WHAT THE TASK ASKS>
Starting at the first line of the data, please print exactly those lines through the one that holds "(165,478) -- (165,643);", omitting every picture.

## Start COLLECTED DATA

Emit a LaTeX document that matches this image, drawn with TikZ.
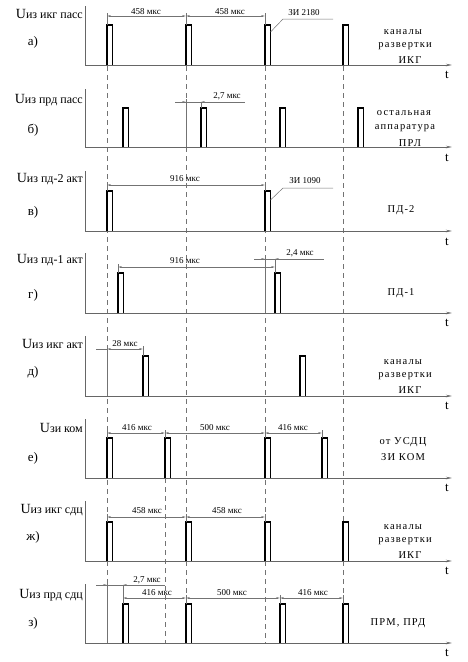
\documentclass[tikz,border=0pt]{standalone}
\usepackage{fontspec}
\setmainfont{Liberation Serif}
\usetikzlibrary{arrows.meta}
\newcommand\mypulse[3]{\draw[pulse] (#1,#2) -- (#1,#3) -- ({#1+5.5},#3) -- ({#1+5.5},#2);}
\newcommand\myaxis[2]{\draw[axis] (85,#1) -- (85,#2);
  \draw[axis,-{Stealth[length=6pt,width=2.5pt]}] (85,#2) -- (452,#2);}
\newcommand\mydim[3]{\draw[dimline] (#1,#3) -- (#2,#3);}
\begin{document}
\begin{tikzpicture}[x=1pt,y=-1pt,
  axis/.style={draw=black!60, line width=0.8pt},
  pulse/.style={draw=black, line width=1.3pt},
  guide/.style={draw=black!55, line width=0.6pt, dash pattern=on 5pt off 4pt},
  dimline/.style={draw=black!55, line width=0.5pt, {Stealth[length=4pt,width=1.8pt]}-{Stealth[length=4pt,width=1.8pt]}},
  ext/.style={draw=black!55, line width=0.5pt},
  sig/.style={anchor=base east, inner sep=0pt},
  panel/.style={font=\fontsize{13}{13}\selectfont, inner sep=0pt},
  dimtxt/.style={font=\fontsize{9}{9}\selectfont, inner sep=0pt},
  side/.style={font=\fontsize{10.5}{10.5}\selectfont\addfontfeature{LetterSpace=11}, inner sep=0pt},
  tlab/.style={font=\fontsize{13}{13}\selectfont, inner sep=0pt}]
\useasboundingbox (0,0) rectangle (468,662);
\newcommand\Ubig{\fontsize{14}{14}\selectfont U\fontsize{12}{12}\selectfont}
% dashed guides
\foreach \gx in {107,186,265,343} {\draw[guide] (\gx,66) -- (\gx,643);}
\draw[guide] (165,478) -- (165,643);

% ---------- a)
\myaxis{6}{65}
\node[sig] (la) at (83,18) {\Ubig из икг пасс};
\node[panel] (pa) at (33,42) {а)};
\node[tlab] (ta) at (447,75) {t};
\foreach \px in {107,186,265,343} {\mypulse{\px}{65}{25}}
\foreach \px in {107,186,265} {\draw[ext] (\px,13) -- (\px,25);}
\mydim{107}{186}{16}
\mydim{186}{265}{16}
\node[dimtxt] (da1) at (146,12) {458 мкс};
\node[dimtxt] (da2) at (230,12) {458 мкс};
\draw[ext] (270.5,32) -- (283,19) -- (333,19);
\node[dimtxt] (zi1) at (304,13) {ЗИ 2180};
\node[side] (sa1) at (403,32) {каналы};
\node[side] (sa2) at (405,46) {развертки};
\node[side] (sa3) at (410,60) {ИКГ};

% ---------- б)
\myaxis{89}{147}
\node[sig] (lb) at (83,103) {\Ubig из прд пасс};
\node[panel] (pb) at (33,130) {б)};
\node[tlab] (tb) at (447,158) {t};
\foreach \px in {123,201,280,358} {\mypulse{\px}{147}{108}}
\draw[ext] (186,99) -- (186,147);
\draw[ext] (201,102) -- (201,108);
\draw[ext] (175,102) -- (245,102);
\draw[dimline,-{Stealth[length=4pt,width=1.8pt]}] (176,102) -- (186,102);
\draw[dimline,-{Stealth[length=4pt,width=1.8pt]}] (211,102) -- (201,102);
\node[dimtxt] (db) at (227,96) {2,7 мкс};
\node[side] (sb1) at (404,113) {остальная};
\node[side] (sb2) at (405,128) {аппаратура};
\node[side] (sb3) at (410,143) {ПРЛ};

% ---------- в)
\myaxis{171}{231}
\node[sig] (lv) at (83,182) {\Ubig из пд-2 акт};
\node[panel] (pv) at (33,212) {в)};
\node[tlab] (tv) at (447,242) {t};
\foreach \px in {107,265} {\mypulse{\px}{231}{191}}
\foreach \px in {107,265} {\draw[ext] (\px,182) -- (\px,191);}
\mydim{107}{265}{185}
\node[dimtxt] (dv) at (185,179) {916 мкс};
\draw[ext] (270.5,200) -- (283,188) -- (333,188);
\node[dimtxt] (zi2) at (305,181) {ЗИ 1090};
\node[side] (sv) at (401,210) {ПД-2};

% ---------- г)
\myaxis{253}{313}
\node[sig] (lg) at (83,263) {\Ubig из пд-1 акт};
\node[panel] (pg) at (33,295) {г)};
\node[tlab] (tg) at (447,323) {t};
\foreach \px in {118,275} {\mypulse{\px}{313}{273}}
\foreach \px in {118} {\draw[ext] (\px,264) -- (\px,273);}
\mydim{118}{275}{267}
\node[dimtxt] (dg1) at (185,261) {916 мкс};
\draw[ext] (265,256) -- (265,313);
\draw[ext] (275,259) -- (275,273);
\draw[ext] (254,259) -- (324,259);
\draw[dimline,-{Stealth[length=4pt,width=1.8pt]}] (255,259) -- (265,259);
\draw[dimline,-{Stealth[length=4pt,width=1.8pt]}] (285,259) -- (275,259);
\node[dimtxt] (dg2) at (300,253) {2,4 мкс};
\node[side] (sg) at (401,293) {ПД-1};

% ---------- д)
\myaxis{336}{396}
\node[sig] (ld) at (83,348) {\Ubig из икг акт};
\node[panel] (pd) at (33,372) {д)};
\node[tlab] (td) at (447,406) {t};
\foreach \px in {143,300} {\mypulse{\px}{396}{356}}
\draw[ext] (107,346) -- (107,396);
\draw[ext] (143,346) -- (143,356);
\draw[ext] (96,349) -- (107,349);
\mydim{107}{143}{349}
\node[dimtxt] (dd) at (125,344) {28 мкс};
\node[side] (sd1) at (403,362) {каналы};
\node[side] (sd2) at (405,376) {развертки};
\node[side] (sd3) at (410,390) {ИКГ};

% ---------- е)
\myaxis{419}{478}
\node[sig] (le) at (83,432) {\Ubig зи ком};
\node[panel] (pe) at (33,458) {е)};
\node[tlab] (te) at (447,488) {t};
\foreach \px in {107,165,265,322} {\mypulse{\px}{478}{438}}
\foreach \px in {107,165,265,322} {\draw[ext] (\px,430) -- (\px,438);}
\mydim{107}{165}{433}
\mydim{165}{265}{433}
\mydim{265}{322}{433}
\node[dimtxt] (de1) at (137,428) {416 мкс};
\node[dimtxt] (de2) at (215,428) {500 мкс};
\node[dimtxt] (de3) at (293,428) {416 мкс};
\node[side] (se1) at (403,442) {от УСДЦ};
\node[side] (se2) at (403,457) {ЗИ КОМ};

% ---------- ж)
\myaxis{501}{561}
\node[sig] (lzh) at (83,513) {\Ubig из икг сдц};
\node[panel] (pzh) at (33,537) {ж)};
\node[tlab] (tzh) at (447,571) {t};
\foreach \px in {107,186,265,343} {\mypulse{\px}{561}{522}}
\foreach \px in {107,186,265} {\draw[ext] (\px,514) -- (\px,522);}
\mydim{107}{186}{517}
\mydim{186}{265}{517}
\node[dimtxt] (dzh1) at (147,511) {458 мкс};
\node[dimtxt] (dzh2) at (227,511) {458 мкс};
\node[side] (szh1) at (403,527) {каналы};
\node[side] (szh2) at (405,541) {развертки};
\node[side] (szh3) at (410,555) {ИКГ};

% ---------- з)
\myaxis{584}{643}
\node[sig] (lz) at (83,598) {\Ubig из прд сдц};
\node[panel] (pz) at (33,623) {з)};
\node[tlab] (tz) at (447,653) {t};
\foreach \px in {123,186,280,343} {\mypulse{\px}{643}{604}}
\draw[ext] (107,582) -- (107,643);
\draw[ext] (123,585) -- (123,604);
\draw[ext] (186,595) -- (186,604);
\draw[ext] (280,595) -- (280,604);
\draw[ext] (343,595) -- (343,604);
\draw[ext] (96,585) -- (165,585);
\draw[dimline,-{Stealth[length=4pt,width=1.8pt]}] (97,585) -- (107,585);
\draw[dimline,-{Stealth[length=4pt,width=1.8pt]}] (133,585) -- (123,585);
\node[dimtxt] (dz0) at (147,580) {2,7 мкс};
\mydim{123}{186}{598}
\mydim{186}{280}{598}
\mydim{280}{343}{598}
\node[dimtxt] (dz1) at (157,593) {416 мкс};
\node[dimtxt] (dz2) at (232,593) {500 мкс};
\node[dimtxt] (dz3) at (313,593) {416 мкс};
\node[side] (sz) at (398,623) {ПРМ, ПРД};
\end{tikzpicture}
\end{document}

## End COLLECTED DATA

SOLUTION FOR THIS EXERCISE>
Emit a LaTeX document that matches this image, drawn with TikZ.
\documentclass[tikz,border=0pt]{standalone}
\usepackage{fontspec}
\setmainfont{Liberation Serif}
\usetikzlibrary{arrows.meta}
\newcommand\mypulse[3]{\draw[pulse] (#1,#2) -- (#1,#3) -- ({#1+5.5},#3) -- ({#1+5.5},#2);}
\newcommand\myaxis[2]{\draw[axis] (85,#1) -- (85,#2);
  \draw[axis,-{Stealth[length=6pt,width=2.5pt]}] (85,#2) -- (452,#2);}
\newcommand\mydim[3]{\draw[dimline] (#1,#3) -- (#2,#3);}
\begin{document}
\begin{tikzpicture}[x=1pt,y=-1pt,
  axis/.style={draw=black!60, line width=0.8pt},
  pulse/.style={draw=black, line width=1.3pt},
  guide/.style={draw=black!55, line width=0.6pt, dash pattern=on 5pt off 4pt},
  dimline/.style={draw=black!55, line width=0.5pt, {Stealth[length=4pt,width=1.8pt]}-{Stealth[length=4pt,width=1.8pt]}},
  ext/.style={draw=black!55, line width=0.5pt},
  sig/.style={anchor=base east, inner sep=0pt},
  panel/.style={font=\fontsize{13}{13}\selectfont, inner sep=0pt},
  dimtxt/.style={font=\fontsize{9}{9}\selectfont, inner sep=0pt},
  side/.style={font=\fontsize{10.5}{10.5}\selectfont\addfontfeature{LetterSpace=11}, inner sep=0pt},
  tlab/.style={font=\fontsize{13}{13}\selectfont, inner sep=0pt}]
\useasboundingbox (0,0) rectangle (468,662);
\newcommand\Ubig{\fontsize{14}{14}\selectfont U\fontsize{12}{12}\selectfont}
% dashed guides
\foreach \gx in {107,186,265,343} {\draw[guide] (\gx,66) -- (\gx,643);}
\draw[guide] (165,478) -- (165,643);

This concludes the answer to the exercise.